Data:

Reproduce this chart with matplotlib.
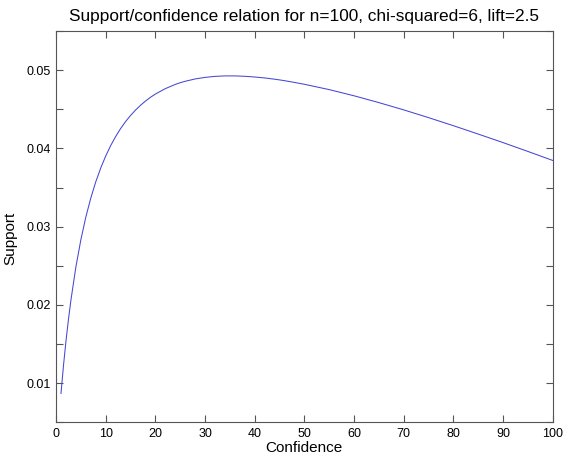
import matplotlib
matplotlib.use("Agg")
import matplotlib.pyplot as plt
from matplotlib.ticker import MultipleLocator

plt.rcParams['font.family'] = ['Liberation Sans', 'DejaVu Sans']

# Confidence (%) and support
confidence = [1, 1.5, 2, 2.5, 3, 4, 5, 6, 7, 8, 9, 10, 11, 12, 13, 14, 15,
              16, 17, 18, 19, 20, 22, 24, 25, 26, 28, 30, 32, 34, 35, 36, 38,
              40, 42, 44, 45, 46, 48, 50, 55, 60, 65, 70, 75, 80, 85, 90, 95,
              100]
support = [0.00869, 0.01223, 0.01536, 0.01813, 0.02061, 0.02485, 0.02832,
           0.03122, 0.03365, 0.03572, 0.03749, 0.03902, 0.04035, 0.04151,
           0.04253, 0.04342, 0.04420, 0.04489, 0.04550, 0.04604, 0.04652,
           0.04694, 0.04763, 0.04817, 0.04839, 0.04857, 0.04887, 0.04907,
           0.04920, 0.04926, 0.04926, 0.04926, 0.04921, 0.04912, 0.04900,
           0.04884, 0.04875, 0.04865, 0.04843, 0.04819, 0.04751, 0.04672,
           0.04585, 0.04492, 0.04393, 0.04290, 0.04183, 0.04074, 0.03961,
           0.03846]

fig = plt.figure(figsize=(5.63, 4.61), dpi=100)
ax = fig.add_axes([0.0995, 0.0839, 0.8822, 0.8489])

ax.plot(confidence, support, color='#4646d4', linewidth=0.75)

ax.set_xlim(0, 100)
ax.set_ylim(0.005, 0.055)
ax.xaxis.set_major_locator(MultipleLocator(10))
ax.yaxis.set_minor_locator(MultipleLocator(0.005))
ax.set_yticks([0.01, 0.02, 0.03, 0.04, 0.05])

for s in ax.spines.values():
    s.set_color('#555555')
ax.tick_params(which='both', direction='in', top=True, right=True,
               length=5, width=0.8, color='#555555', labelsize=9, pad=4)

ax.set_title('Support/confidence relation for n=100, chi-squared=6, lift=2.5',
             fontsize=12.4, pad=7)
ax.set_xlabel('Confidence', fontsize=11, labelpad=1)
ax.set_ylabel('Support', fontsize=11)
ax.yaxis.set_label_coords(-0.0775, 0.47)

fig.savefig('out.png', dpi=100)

Exercise brief:
All of the material above is to be copied exactly, except for its images.

Task result:
Reproduce this chart with matplotlib.
import matplotlib
matplotlib.use("Agg")
import matplotlib.pyplot as plt
from matplotlib.ticker import MultipleLocator

plt.rcParams['font.family'] = ['Liberation Sans', 'DejaVu Sans']

# Confidence (%) and support
confidence = [1, 1.5, 2, 2.5, 3, 4, 5, 6, 7, 8, 9, 10, 11, 12, 13, 14, 15,
              16, 17, 18, 19, 20, 22, 24, 25, 26, 28, 30, 32, 34, 35, 36, 38,
              40, 42, 44, 45, 46, 48, 50, 55, 60, 65, 70, 75, 80, 85, 90, 95,
              100]
support = [0.00869, 0.01223, 0.01536, 0.01813, 0.02061, 0.02485, 0.02832,
           0.03122, 0.03365, 0.03572, 0.03749, 0.03902, 0.04035, 0.04151,
           0.04253, 0.04342, 0.04420, 0.04489, 0.04550, 0.04604, 0.04652,
           0.04694, 0.04763, 0.04817, 0.04839, 0.04857, 0.04887, 0.04907,
           0.04920, 0.04926, 0.04926, 0.04926, 0.04921, 0.04912, 0.04900,
           0.04884, 0.04875, 0.04865, 0.04843, 0.04819, 0.04751, 0.04672,
           0.04585, 0.04492, 0.04393, 0.04290, 0.04183, 0.04074, 0.03961,
           0.03846]

fig = plt.figure(figsize=(5.63, 4.61), dpi=100)
ax = fig.add_axes([0.0995, 0.0839, 0.8822, 0.8489])

ax.plot(confidence, support, color='#4646d4', linewidth=0.75)

ax.set_xlim(0, 100)
ax.set_ylim(0.005, 0.055)
ax.xaxis.set_major_locator(MultipleLocator(10))
ax.yaxis.set_minor_locator(MultipleLocator(0.005))
ax.set_yticks([0.01, 0.02, 0.03, 0.04, 0.05])

for s in ax.spines.values():
    s.set_color('#555555')
ax.tick_params(which='both', direction='in', top=True, right=True,
               length=5, width=0.8, color='#555555', labelsize=9, pad=4)

ax.set_title('Support/confidence relation for n=100, chi-squared=6, lift=2.5',
             fontsize=12.4, pad=7)
ax.set_xlabel('Confidence', fontsize=11, labelpad=1)
ax.set_ylabel('Support', fontsize=11)
ax.yaxis.set_label_coords(-0.0775, 0.47)

fig.savefig('out.png', dpi=100)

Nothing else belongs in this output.